═════ Available records

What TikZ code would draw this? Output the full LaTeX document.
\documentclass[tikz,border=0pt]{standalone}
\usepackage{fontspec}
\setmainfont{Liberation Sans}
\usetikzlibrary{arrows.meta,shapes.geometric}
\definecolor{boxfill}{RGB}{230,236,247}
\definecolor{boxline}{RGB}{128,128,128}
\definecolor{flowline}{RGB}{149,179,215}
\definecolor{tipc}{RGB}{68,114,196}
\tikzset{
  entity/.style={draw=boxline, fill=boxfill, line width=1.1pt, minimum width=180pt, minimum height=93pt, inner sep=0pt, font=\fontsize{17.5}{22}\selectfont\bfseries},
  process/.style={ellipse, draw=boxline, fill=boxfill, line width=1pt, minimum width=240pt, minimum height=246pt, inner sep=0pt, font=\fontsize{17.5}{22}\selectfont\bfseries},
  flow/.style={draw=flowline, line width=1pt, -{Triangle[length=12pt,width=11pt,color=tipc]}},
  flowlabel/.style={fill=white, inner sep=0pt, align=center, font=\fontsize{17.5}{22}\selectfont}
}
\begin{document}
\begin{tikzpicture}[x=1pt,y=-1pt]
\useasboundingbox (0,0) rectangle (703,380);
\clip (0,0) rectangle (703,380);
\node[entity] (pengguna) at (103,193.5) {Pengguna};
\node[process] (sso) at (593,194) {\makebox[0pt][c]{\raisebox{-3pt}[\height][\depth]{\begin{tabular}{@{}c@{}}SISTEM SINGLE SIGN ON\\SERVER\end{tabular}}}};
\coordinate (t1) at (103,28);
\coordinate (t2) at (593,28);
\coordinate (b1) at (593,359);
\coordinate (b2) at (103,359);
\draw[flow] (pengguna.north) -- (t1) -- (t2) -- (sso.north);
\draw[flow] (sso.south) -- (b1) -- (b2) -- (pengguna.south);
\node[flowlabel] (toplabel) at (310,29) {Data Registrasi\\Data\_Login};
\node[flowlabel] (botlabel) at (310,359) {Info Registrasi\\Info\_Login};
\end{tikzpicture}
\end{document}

══════════
═════ Available records

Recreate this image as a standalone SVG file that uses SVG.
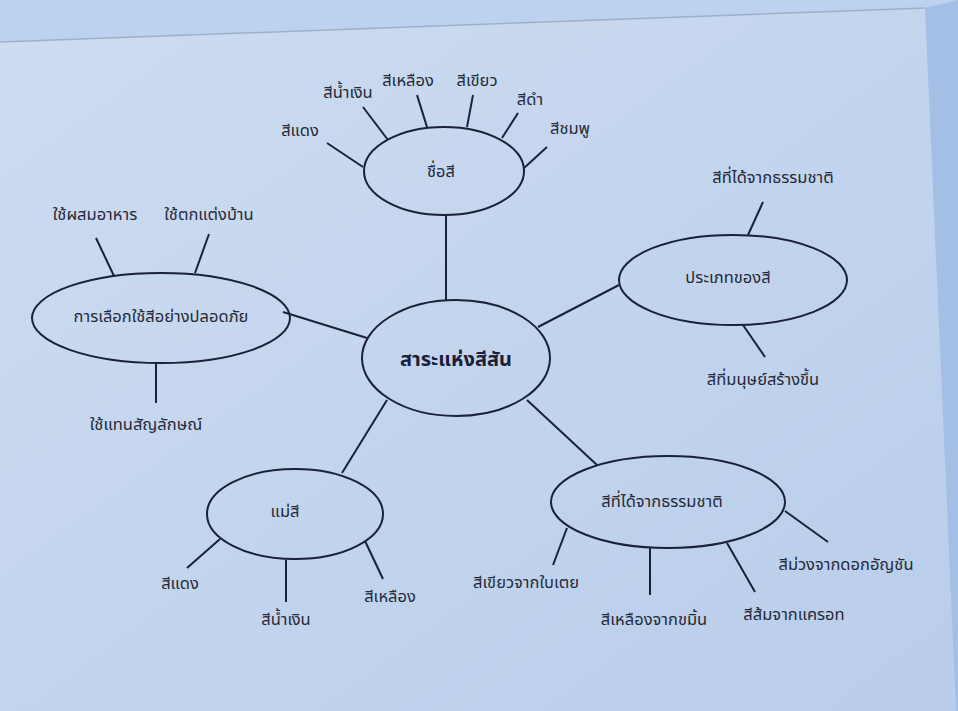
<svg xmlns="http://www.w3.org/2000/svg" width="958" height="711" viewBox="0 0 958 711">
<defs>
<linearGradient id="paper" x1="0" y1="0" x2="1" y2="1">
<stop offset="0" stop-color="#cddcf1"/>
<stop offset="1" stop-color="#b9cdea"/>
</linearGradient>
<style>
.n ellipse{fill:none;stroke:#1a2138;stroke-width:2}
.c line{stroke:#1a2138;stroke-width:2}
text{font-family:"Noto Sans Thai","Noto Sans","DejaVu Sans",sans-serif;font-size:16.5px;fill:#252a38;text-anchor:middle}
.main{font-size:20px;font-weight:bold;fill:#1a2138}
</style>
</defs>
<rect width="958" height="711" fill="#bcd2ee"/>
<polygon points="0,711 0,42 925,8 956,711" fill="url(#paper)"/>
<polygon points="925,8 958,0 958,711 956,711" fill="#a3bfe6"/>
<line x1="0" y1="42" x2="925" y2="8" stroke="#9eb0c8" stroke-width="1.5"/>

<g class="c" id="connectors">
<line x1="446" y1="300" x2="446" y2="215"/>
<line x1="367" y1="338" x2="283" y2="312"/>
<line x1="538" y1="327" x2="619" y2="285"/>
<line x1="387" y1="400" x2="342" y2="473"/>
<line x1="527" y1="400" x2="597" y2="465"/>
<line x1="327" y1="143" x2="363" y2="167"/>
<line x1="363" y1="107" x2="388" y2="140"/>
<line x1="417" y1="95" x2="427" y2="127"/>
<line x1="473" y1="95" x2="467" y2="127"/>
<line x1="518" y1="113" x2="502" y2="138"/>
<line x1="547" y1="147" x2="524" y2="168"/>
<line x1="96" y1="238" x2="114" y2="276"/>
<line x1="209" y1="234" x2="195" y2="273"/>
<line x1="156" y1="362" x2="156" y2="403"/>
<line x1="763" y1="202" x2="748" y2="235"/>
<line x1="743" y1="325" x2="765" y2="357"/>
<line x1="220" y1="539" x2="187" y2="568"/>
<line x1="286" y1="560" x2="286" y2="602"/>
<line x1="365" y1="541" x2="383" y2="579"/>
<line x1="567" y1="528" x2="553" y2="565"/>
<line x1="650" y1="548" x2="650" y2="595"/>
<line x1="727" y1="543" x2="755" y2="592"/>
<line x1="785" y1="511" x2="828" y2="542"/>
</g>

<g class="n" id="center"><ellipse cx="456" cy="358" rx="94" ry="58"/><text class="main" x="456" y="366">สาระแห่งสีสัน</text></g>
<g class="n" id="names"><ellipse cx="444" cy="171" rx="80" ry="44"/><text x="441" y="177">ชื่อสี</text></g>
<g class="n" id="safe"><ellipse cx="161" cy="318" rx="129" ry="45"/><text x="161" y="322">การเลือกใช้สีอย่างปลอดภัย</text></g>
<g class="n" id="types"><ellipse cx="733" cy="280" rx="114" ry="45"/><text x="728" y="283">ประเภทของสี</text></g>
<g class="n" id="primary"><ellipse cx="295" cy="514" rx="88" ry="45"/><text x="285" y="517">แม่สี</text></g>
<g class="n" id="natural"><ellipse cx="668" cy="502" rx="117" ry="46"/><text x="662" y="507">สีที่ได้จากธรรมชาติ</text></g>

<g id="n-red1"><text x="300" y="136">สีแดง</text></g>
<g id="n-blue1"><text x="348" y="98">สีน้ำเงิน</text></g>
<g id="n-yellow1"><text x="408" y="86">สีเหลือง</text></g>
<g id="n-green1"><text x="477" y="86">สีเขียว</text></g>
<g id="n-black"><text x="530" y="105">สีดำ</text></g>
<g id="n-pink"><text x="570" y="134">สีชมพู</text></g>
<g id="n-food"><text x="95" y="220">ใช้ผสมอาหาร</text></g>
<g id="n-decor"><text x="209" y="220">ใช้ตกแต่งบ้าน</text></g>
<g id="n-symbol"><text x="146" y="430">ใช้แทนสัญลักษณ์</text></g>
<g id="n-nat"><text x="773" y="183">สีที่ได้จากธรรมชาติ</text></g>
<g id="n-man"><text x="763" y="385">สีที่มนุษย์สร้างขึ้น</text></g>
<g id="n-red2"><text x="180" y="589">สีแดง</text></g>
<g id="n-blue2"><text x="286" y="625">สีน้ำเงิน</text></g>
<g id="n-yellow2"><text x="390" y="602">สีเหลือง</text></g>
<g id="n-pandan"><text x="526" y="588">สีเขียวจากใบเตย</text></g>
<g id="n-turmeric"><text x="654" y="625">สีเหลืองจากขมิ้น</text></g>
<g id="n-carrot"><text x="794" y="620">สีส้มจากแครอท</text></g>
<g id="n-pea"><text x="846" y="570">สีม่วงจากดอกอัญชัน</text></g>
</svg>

══════════
═════ Available records

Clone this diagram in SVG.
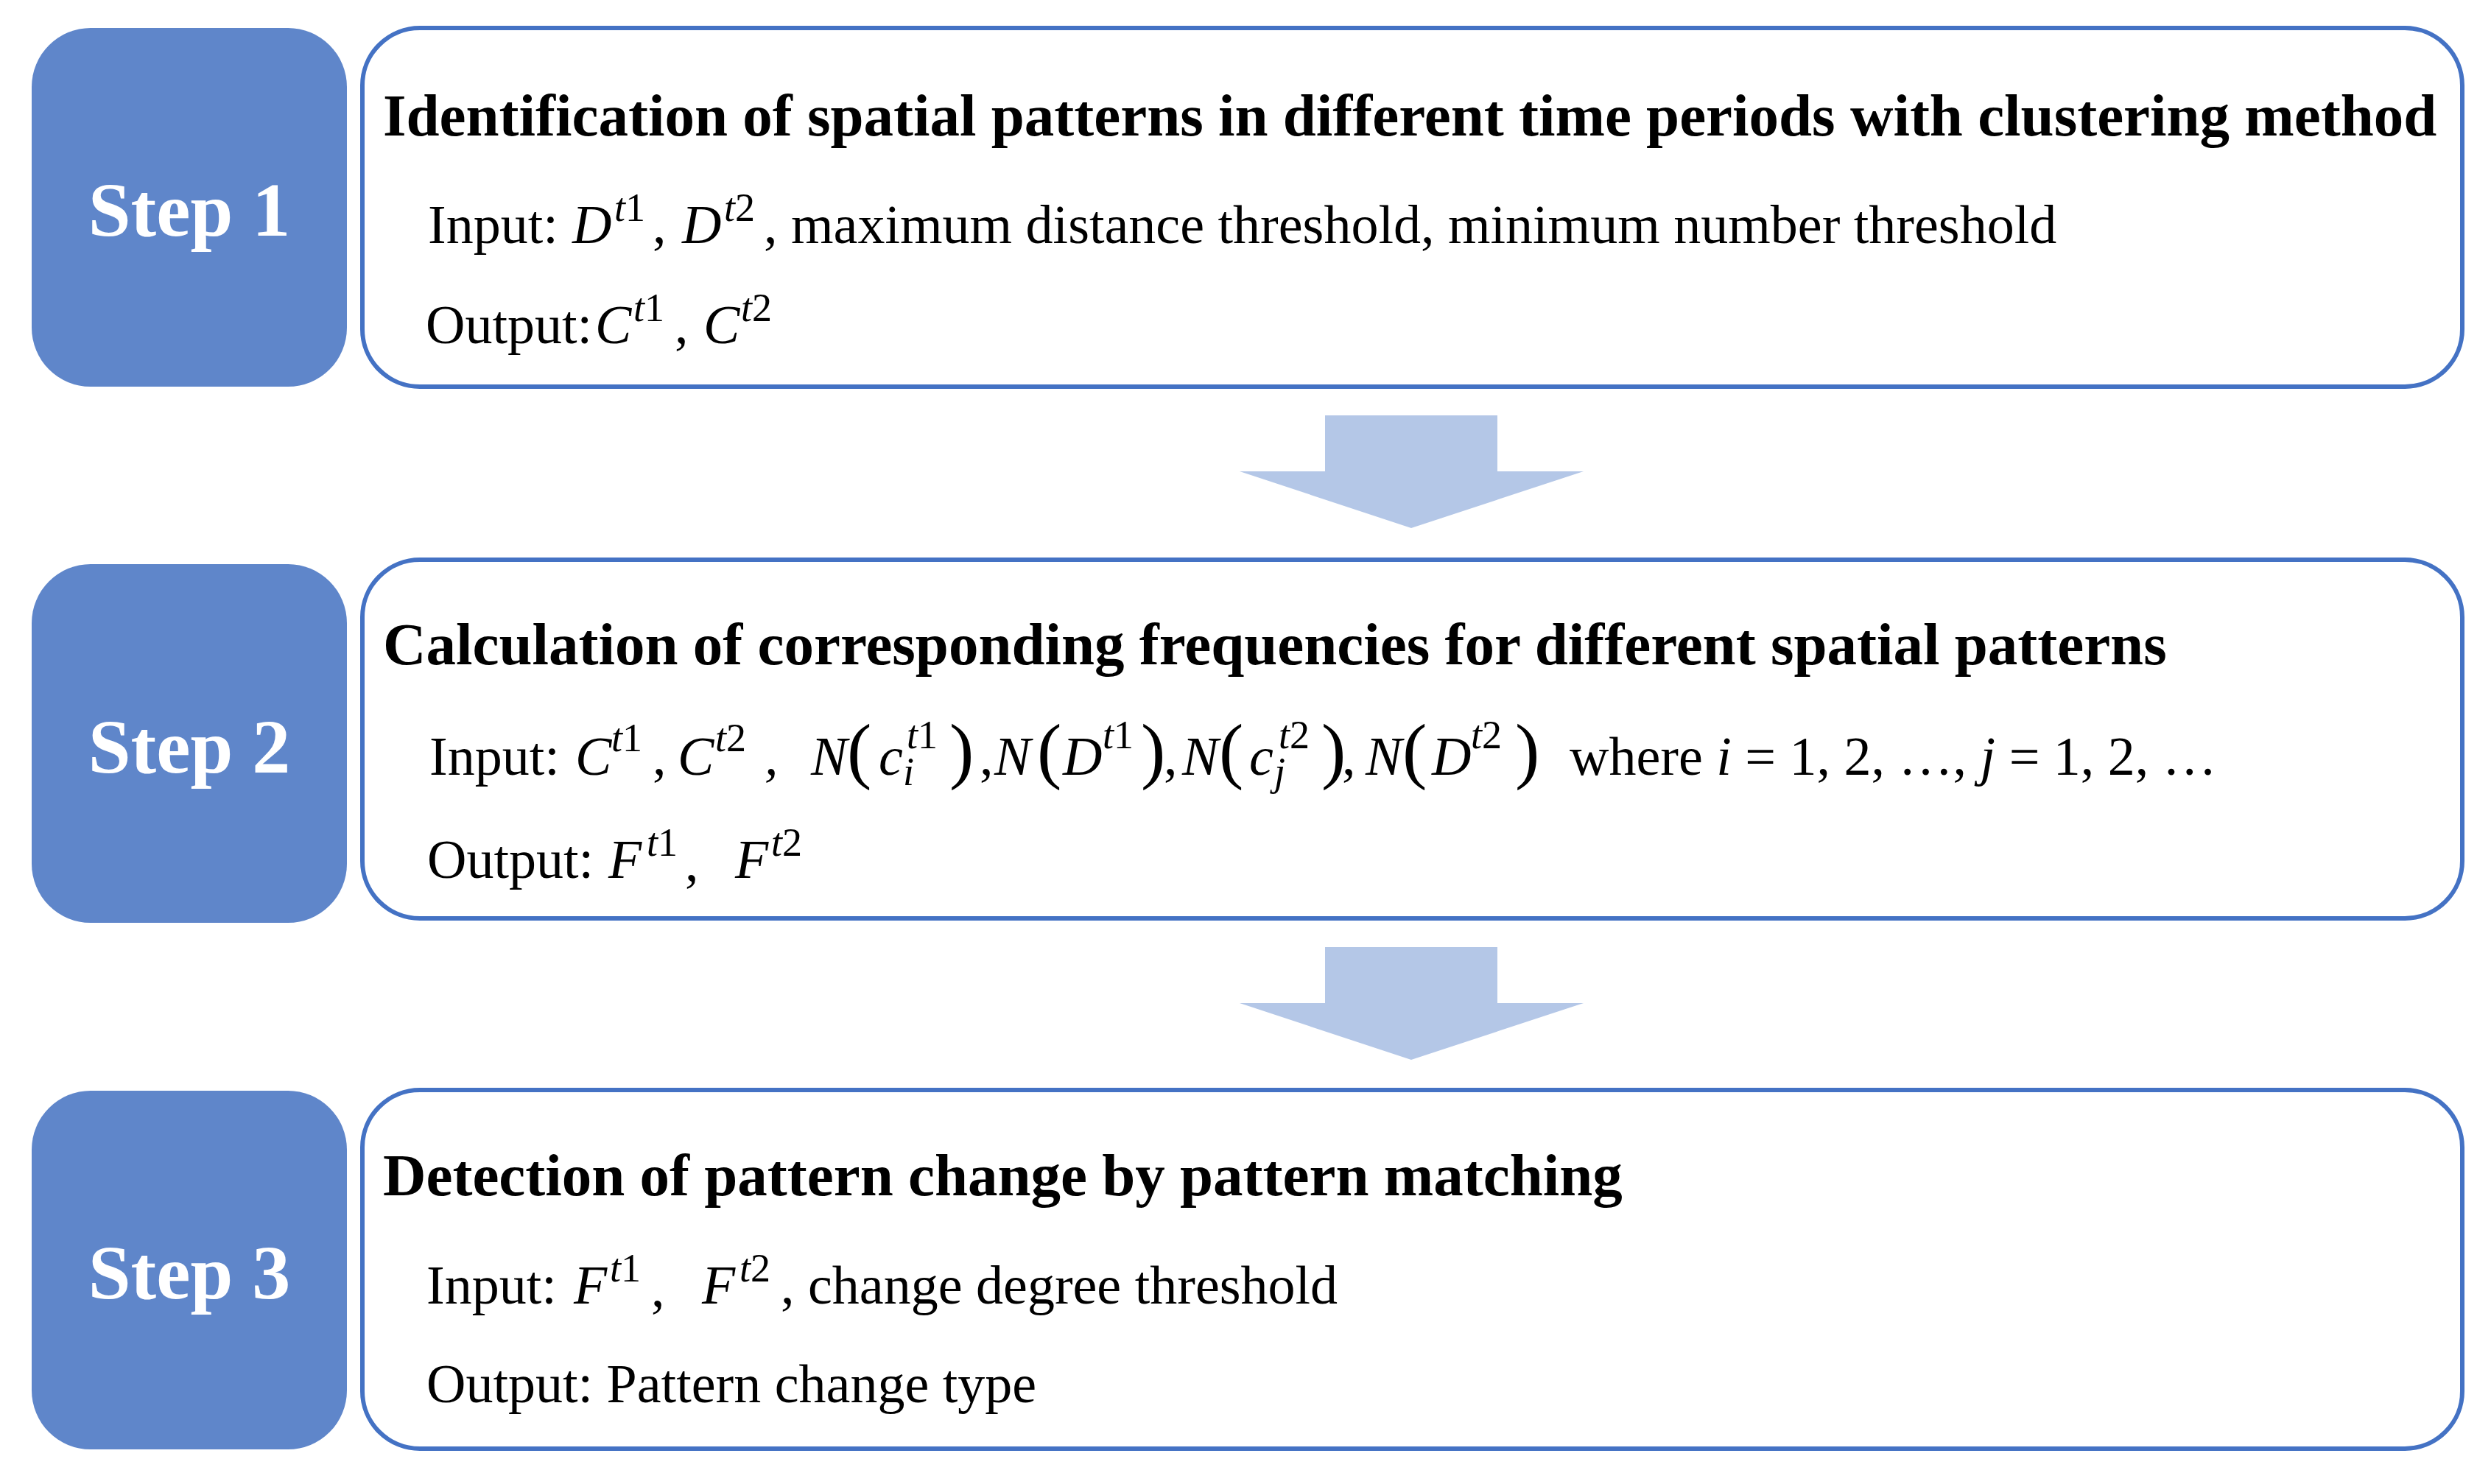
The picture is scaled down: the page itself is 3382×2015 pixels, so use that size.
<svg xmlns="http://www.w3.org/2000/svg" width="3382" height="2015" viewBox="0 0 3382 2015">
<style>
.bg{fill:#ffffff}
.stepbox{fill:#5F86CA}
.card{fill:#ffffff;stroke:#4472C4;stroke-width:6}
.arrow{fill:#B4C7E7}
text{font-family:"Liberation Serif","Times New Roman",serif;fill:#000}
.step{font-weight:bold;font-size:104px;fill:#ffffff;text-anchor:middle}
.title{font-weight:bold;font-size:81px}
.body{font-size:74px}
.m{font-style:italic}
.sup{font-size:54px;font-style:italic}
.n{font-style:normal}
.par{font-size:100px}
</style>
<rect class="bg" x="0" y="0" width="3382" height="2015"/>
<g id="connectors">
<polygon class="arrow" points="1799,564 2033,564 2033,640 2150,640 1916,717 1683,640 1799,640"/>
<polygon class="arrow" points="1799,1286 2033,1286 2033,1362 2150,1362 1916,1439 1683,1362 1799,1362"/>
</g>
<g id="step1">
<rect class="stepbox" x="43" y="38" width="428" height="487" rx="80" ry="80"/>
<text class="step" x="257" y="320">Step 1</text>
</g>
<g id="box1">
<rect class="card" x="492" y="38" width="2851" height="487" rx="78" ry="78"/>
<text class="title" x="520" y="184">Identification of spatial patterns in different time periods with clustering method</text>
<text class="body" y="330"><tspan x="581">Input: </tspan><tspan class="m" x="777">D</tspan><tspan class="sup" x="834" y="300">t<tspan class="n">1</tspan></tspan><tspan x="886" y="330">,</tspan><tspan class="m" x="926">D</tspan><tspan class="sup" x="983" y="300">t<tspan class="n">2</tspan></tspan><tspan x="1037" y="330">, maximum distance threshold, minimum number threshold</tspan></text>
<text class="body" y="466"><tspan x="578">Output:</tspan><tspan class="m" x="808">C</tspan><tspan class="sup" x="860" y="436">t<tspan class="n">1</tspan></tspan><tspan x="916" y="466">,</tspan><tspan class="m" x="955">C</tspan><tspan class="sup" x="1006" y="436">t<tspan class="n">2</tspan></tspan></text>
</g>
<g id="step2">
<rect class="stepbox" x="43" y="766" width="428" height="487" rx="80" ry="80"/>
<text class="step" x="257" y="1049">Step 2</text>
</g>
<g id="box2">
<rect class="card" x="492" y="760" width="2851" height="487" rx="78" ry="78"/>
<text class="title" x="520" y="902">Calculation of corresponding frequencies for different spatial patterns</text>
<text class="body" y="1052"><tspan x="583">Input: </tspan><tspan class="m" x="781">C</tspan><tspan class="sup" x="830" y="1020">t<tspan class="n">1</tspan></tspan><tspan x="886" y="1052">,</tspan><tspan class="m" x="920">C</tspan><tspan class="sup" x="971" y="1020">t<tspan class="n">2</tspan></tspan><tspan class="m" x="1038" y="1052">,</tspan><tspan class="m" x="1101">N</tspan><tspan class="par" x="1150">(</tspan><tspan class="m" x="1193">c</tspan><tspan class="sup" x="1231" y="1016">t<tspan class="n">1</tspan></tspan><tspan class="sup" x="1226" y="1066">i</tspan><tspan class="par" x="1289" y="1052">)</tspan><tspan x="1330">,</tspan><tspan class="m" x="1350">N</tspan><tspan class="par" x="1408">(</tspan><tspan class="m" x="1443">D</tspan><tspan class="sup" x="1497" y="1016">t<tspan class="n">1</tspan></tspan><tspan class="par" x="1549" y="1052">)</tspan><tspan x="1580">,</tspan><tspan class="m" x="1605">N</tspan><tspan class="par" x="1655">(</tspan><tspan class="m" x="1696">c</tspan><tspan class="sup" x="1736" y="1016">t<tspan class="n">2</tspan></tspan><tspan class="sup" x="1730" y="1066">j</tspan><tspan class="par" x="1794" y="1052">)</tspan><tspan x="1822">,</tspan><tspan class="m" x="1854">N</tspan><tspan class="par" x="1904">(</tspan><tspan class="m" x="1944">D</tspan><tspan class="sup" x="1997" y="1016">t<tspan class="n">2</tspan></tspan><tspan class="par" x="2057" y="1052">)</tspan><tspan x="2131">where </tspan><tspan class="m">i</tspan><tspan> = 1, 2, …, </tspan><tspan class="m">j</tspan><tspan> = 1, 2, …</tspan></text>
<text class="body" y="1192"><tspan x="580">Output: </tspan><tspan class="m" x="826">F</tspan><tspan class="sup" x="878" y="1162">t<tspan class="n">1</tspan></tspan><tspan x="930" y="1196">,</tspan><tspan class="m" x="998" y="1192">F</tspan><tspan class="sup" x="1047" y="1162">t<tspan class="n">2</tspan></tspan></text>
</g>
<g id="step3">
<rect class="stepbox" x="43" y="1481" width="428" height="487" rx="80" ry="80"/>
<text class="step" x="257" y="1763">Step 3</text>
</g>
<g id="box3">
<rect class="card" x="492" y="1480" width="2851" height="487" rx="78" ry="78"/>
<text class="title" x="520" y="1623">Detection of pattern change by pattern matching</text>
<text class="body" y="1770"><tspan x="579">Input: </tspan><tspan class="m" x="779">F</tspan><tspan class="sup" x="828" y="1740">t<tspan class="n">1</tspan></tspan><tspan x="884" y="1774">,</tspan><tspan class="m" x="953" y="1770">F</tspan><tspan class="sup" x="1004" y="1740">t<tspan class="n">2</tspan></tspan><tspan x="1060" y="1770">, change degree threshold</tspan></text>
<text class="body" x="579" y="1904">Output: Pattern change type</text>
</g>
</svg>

══════════

Search the listing for the word "standalone". Copy every line in which it occurs.

Written answer =
\documentclass[tikz,border=0pt]{standalone}
Recreate this image as a standalone SVG file that uses SVG.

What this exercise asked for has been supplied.